The serpent which killed the Queen was in fact the Lady of the Green Kirtle, who ruled the underworld beneath Narnia and was intent on breaking through to invade it. She later lured Rilian into the underworld. A decade later, Eustace Scrubb and Jill Pole entered Narnia and along with their guide, Puddleglum the marshwiggle, they found their way into the underworld to save Rilian, who then killed the Lady of the Green Kirtle, and returned to Narnia.

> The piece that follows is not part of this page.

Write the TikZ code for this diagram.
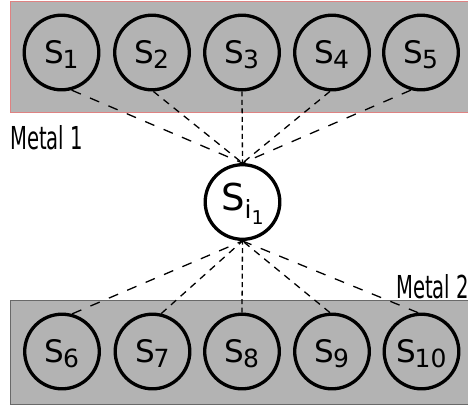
\documentclass[tikz,border=0pt]{standalone}
\usepackage{fontspec}
\setmainfont{DejaVu Sans}
\definecolor{metalfill}{RGB}{179,179,179}
\definecolor{topedge}{RGB}{222,130,130}
\definecolor{botedge}{RGB}{105,105,105}
% site label: large S with a smaller lowered index
\newcommand{\sitelab}[1]{\smash{\raisebox{-11pt}{{\fontsize{31}{31}\selectfont S}\kern-1.5pt\raisebox{-5pt}{\fontsize{25}{25}\selectfont #1}}}}
\tikzset{
  site/.style={circle, draw=black, line width=3.3pt, minimum size=74.6pt, inner sep=0pt},
  metal/.style={line width=1pt, fill=metalfill},
  metallabel/.style={anchor=base west, inner sep=0pt},
  link/.style={line width=1.3pt},
  longdash/.style={link, dash pattern=on 10pt off 10pt},
  middash/.style={link, dash pattern=on 7pt off 6pt},
  shortdash/.style={link, dash pattern=on 5pt off 3.5pt},
}
\begin{document}
\begin{tikzpicture}[x=1pt, y=-1pt]
\useasboundingbox (0,0) rectangle (468,405);
\clip (0,0) rectangle (468,405);
% the two metal layers
\draw[metal, draw=topedge] (10,1) rectangle (480,112);
\draw[metal, draw=botedge] (10,300) rectangle (480,404);
% layer names
\node[metallabel] (m1) at (10,149) {\scalebox{0.62}[1]{\fontsize{31.6}{32}\selectfont Metal 1}};
\node[metallabel] (m2) at (396,298) {\scalebox{0.62}[1]{\fontsize{31.6}{32}\selectfont Metal 2}};
% sites in metal 1
\node[site] (s1) at (61.5,52.5) {\sitelab{1}};
\node[site] (s2) at (152,52.5) {\sitelab{2}};
\node[site] (s3) at (242,52.5) {\sitelab{3}};
\node[site] (s4) at (332,52.5) {\sitelab{4}};
\node[site] (s5) at (421,52.5) {\sitelab{5}};
% sites in metal 2
\node[site] (s6) at (62,351.5) {\sitelab{6}};
\node[site] (s7) at (152.5,351.5) {\sitelab{7}};
\node[site] (s8) at (242,351.5) {\sitelab{8}};
\node[site] (s9) at (332,351.5) {\sitelab{9}};
\node[site] (s10) at (421.5,351.5) {\sitelab{10}};
% interstitial site
\node[site, fill=white] (si) at (242.5,202) {\smash{\raisebox{-8pt}{{\fontsize{37}{37}\selectfont S}\raisebox{-8pt}{{\fontsize{25}{25}\selectfont i}\raisebox{-6pt}{\fontsize{19}{19}\selectfont 1}}}}};
% hops to metal 1
\draw[longdash] (s1.-75) -- (si.north);
\draw[middash] (s2.-88) -- (si.north);
\draw[shortdash] (s3.south) -- (si.north);
\draw[middash] (s4.-93) -- (si.north);
\draw[longdash] (s5.-105) -- (si.north);
% hops to metal 2
\draw[longdash] (s6.75) -- (si.south);
\draw[middash] (s7.77) -- (si.south);
\draw[shortdash] (s8.north) -- (si.south);
\draw[middash] (s9.93) -- (si.south);
\draw[longdash] (s10.95) -- (si.south);
\end{tikzpicture}
\end{document}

During the primary narrative of The Silver Chair, which takes place a decade after Rilian's disappearance, Drinian accompanies Caspian as he voyages through the seas explored in The Voyage of the Dawn Treader. Caspian had told his people that he wanted to make this voyage to see again the place of his youth, but many believed that he had gone to seek Aslan to ask who could be the next King of Narnia after his death, as he no longer expected to see Rilian again. But the voyage is disrupted by Aslan before they reach the end of the world, who explains to Caspian that he must return home to Narnia.

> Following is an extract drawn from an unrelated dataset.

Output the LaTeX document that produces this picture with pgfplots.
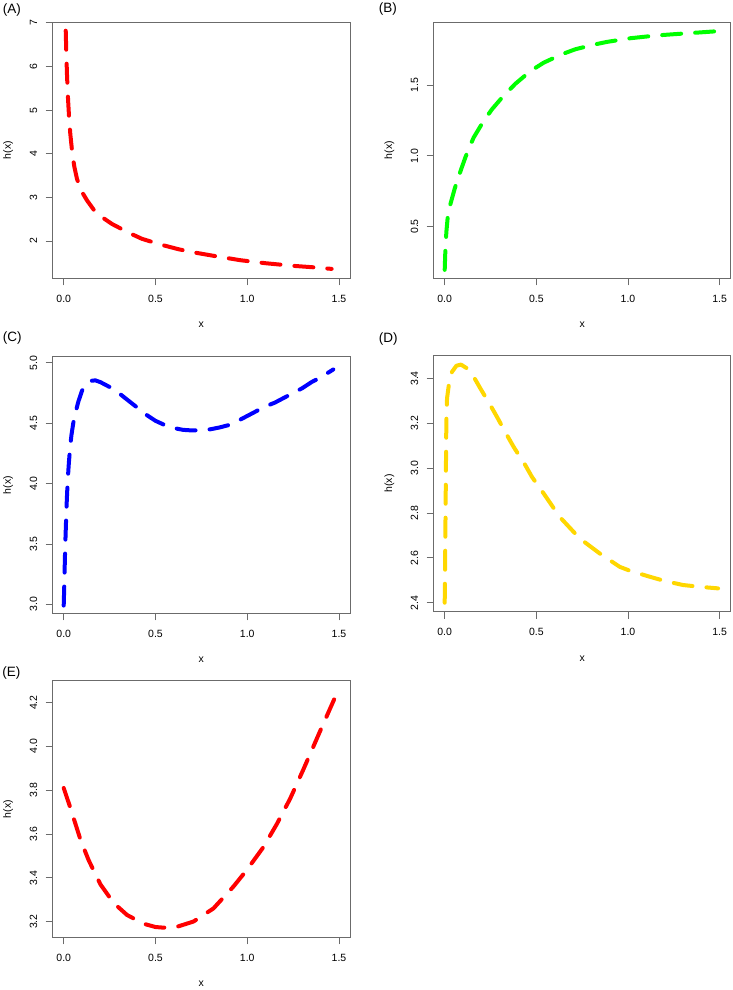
\documentclass[border=0pt]{standalone}
\usepackage{fontspec}
\setmainfont{Liberation Sans}
\usepackage{pgfplots}
\pgfplotsset{compat=1.18}
\definecolor{boxgray}{rgb}{0.42,0.42,0.42}
\definecolor{rred}{HTML}{FF0000}
\definecolor{rgreen}{HTML}{00FF00}
\definecolor{rblue}{HTML}{0000FF}
\definecolor{rgold}{HTML}{FFD700}
\pgfplotsset{
  every axis title shift=0pt,
  rstyle/.style={
    anchor=south west,
    scale only axis, width=297.3pt, height=256.5pt,
    xmin=-0.06, xmax=1.56,
    xtick={0,0.5,1,1.5}, xticklabels={0.0,0.5,1.0,1.5},
    tick align=outside, xtick pos=left, ytick pos=left,
    major tick length=7pt,
    axis line style={draw=boxgray, line width=0.9pt},
    every tick/.style={draw=boxgray, line width=0.9pt},
    /pgf/number format/assume math mode=true,
    tick label style={font=\fontsize{10.5}{12}\selectfont, text=black},
    xticklabel shift=6pt,
    yticklabel shift=5pt,
    yticklabel style={rotate=90, anchor=south},
    label style={font=\fontsize{10.5}{12}\selectfont},
    xlabel={x}, ylabel={h(x)},
    xlabel style={at={(axis description cs:0.5,-0.182)}, anchor=center},
    ylabel style={at={(axis description cs:-0.1495,0.5)}, anchor=center},
    title style={font=\fontsize{13.5}{16}\selectfont, anchor=west, inner sep=0pt, yshift=0pt},
  },
  rcurve/.style={no marks, line width=4pt, line cap=round, line join=round, dash pattern=on 19pt off 14pt},
}
\begin{document}
\begin{tikzpicture}
\path[use as bounding box] (0,0) rectangle (733pt,990pt);

% (A)
\begin{axis}[rstyle, at={(52.7pt,711.5pt)},
  ymin=1.14, ymax=7.02, ytick={2,3,4,5,6,7}, yticklabels={2,3,4,5,6,7},
  title={(A)}, title style={at={(axis description cs:-0.168,1.048)}}]
\addplot[rcurve, rred] coordinates {
(0.011,6.82) (0.0145,6.25) (0.018,5.80) (0.0236,5.25) (0.029,4.85) (0.036,4.45)
(0.047,4.00) (0.058,3.70) (0.0725,3.42) (0.10,3.12) (0.127,2.93) (0.163,2.72)
(0.20,2.57) (0.263,2.39) (0.354,2.19) (0.426,2.05) (0.526,1.92) (0.626,1.81)
(0.72,1.73) (0.816,1.66) (0.961,1.56) (1.10,1.49) (1.25,1.43) (1.35,1.40) (1.46,1.36)
};
\end{axis}

% (B)
\begin{axis}[rstyle, at={(433.7pt,711.5pt)}, width=297pt,
  ymin=0.132, ymax=1.948, ytick={0.5,1,1.5}, yticklabels={0.5,1.0,1.5},
  title={(B)}, title style={at={(axis description cs:-0.185,1.0487)}}]
\addplot[rcurve, rgreen] coordinates {
(0,0.193) (0.0036,0.33) (0.009,0.46) (0.016,0.56) (0.025,0.63) (0.04,0.70)
(0.055,0.77) (0.07,0.83) (0.091,0.91) (0.113,0.99) (0.131,1.05) (0.158,1.13)
(0.195,1.21) (0.222,1.265) (0.258,1.33) (0.304,1.40) (0.34,1.45) (0.385,1.51)
(0.467,1.60) (0.54,1.66) (0.64,1.72) (0.713,1.755) (0.822,1.79) (0.885,1.807)
(1.013,1.833) (1.10,1.845) (1.191,1.856) (1.30,1.866) (1.391,1.874) (1.50,1.884)
};
\end{axis}

% (C)
\begin{axis}[rstyle, at={(52.7pt,376.7pt)},
  ymin=2.926, ymax=5.05, ytick={3,3.5,4,4.5,5}, yticklabels={3.0,3.5,4.0,4.5,5.0},
  title={(C)}, title style={at={(axis description cs:-0.168,1.0717)}}]
\addplot[rcurve, rblue] coordinates {
(0.000,2.99) (0.003,3.15) (0.006,3.35) (0.009,3.52) (0.013,3.70) (0.017,3.87)
(0.022,4.03) (0.028,4.17) (0.035,4.30) (0.042,4.40) (0.052,4.50) (0.063,4.58)
(0.080,4.68) (0.100,4.77) (0.120,4.82) (0.145,4.85) (0.172,4.855) (0.200,4.84)
(0.250,4.80) (0.300,4.75) (0.350,4.69) (0.400,4.63) (0.450,4.57) (0.500,4.52)
(0.550,4.485) (0.600,4.46) (0.650,4.445) (0.700,4.44) (0.750,4.443) (0.800,4.45)
(0.850,4.465) (0.900,4.485) (0.950,4.52) (1.000,4.56) (1.050,4.60) (1.100,4.64)
(1.150,4.67) (1.200,4.71) (1.250,4.75) (1.300,4.79) (1.350,4.84) (1.400,4.88) (1.469,4.945)
};
\end{axis}

% (D)
\begin{axis}[rstyle, at={(433.7pt,378.3pt)}, width=297pt,
  ymin=2.36, ymax=3.504, ytick={2.4,2.6,2.8,3.0,3.2,3.4}, yticklabels={2.4,2.6,2.8,3.0,3.2,3.4},
  title={(D)}, title style={at={(axis description cs:-0.185,1.065)}}]
\addplot[rcurve, rgold] coordinates {
(0,2.40) (0.0018,2.537) (0.0036,2.70) (0.0055,2.88) (0.0073,3.058) (0.009,3.207)
(0.0127,3.311) (0.0236,3.378) (0.04,3.43) (0.064,3.457) (0.089,3.462) (0.122,3.445)
(0.155,3.412) (0.195,3.355) (0.249,3.281) (0.285,3.229) (0.34,3.147) (0.376,3.095)
(0.44,3.013) (0.476,2.961) (0.54,2.887) (0.627,2.783) (0.736,2.687) (0.845,2.62)
(0.955,2.56) (1.009,2.543) (1.118,2.516) (1.2,2.497) (1.3,2.479) (1.391,2.471) (1.491,2.464)
};
\end{axis}

% (E)
\begin{axis}[rstyle, at={(52.7pt,52.7pt)},
  ymin=3.128, ymax=4.30, ytick={3.2,3.4,3.6,3.8,4.0,4.2}, yticklabels={3.2,3.4,3.6,3.8,4.0,4.2},
  title={(E)}, title style={at={(axis description cs:-0.170,1.032)}}]
\addplot[rcurve, rred] coordinates {
(0.000,3.81) (0.036,3.72) (0.091,3.575) (0.136,3.48) (0.200,3.37) (0.272,3.285)
(0.345,3.23) (0.435,3.19) (0.500,3.175) (0.544,3.172) (0.617,3.176) (0.707,3.20)
(0.816,3.26) (0.925,3.36) (0.998,3.436) (1.088,3.54) (1.161,3.645) (1.233,3.76)
(1.306,3.895) (1.397,4.07) (1.500,4.265)
};
\end{axis}
\end{tikzpicture}
\end{document}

When Caspian is reunited with his lost son Rilian, the elderly and now frail Drinian disembards from the ship just before the king (who is carried down in a stretcher) to rejoice in the efforts of Eustace and Jill -- and is at Caspian's side when the king dies soon after, and witnesses the declaration of Rilian as King of Narnia.

==Film adaption==
In the 1989 BBC miniseries presentation of The Voyage of the Dawn Treader, Drinian is played by a 48-year-old John Hallam, whereas in the 1990 BBC miniseries presentation of The Silver Chair (as an elderly man in a scene from some 40 years later) he is played by Roy Boyd, who was 52 at the time but was perhaps portraying a much older man who was relatively active and young-looking for his age; for instance, Drinian was still riding a horse. In the 2010 Walden/Fox film, The Voyage of the Dawn Treader, he is played by Gary Sweet.

==Conception==
When he was at school in his younger days, C.S. Lewis studied classic Greek works including the Odyssey. One of the iconic scenes from the Odyssey is repeated in The Voyage of the Dawn Treader, in which Drinian fears his crew's sanity and safety when Lucy discovers merpeople (although Drinian does not resort to using wax on his crew to block out their noise like Odysseus). Indeed, Dawn Treader follows in the same sea saga as the Odyssey, with the crew encountering mythical creatures and mysterious islands. Although Drinian is highly proficient in nautical expertise, he is not depicted as being noble or as having an inextinguishable desire for glory and, as a result, does not exhibit any other trait similarities with Odysseus. Similar to the mythology and archaic material within the Greek works, Lewis also enjoyed Arthurian myths. Lastly, Lewis suggested that he was greatly influenced by dreams when creating the characters and situations within his works. In conclusion, Drinian is a compilation of Odysseus from the Odyssey and the heroes of the Arthurian myths.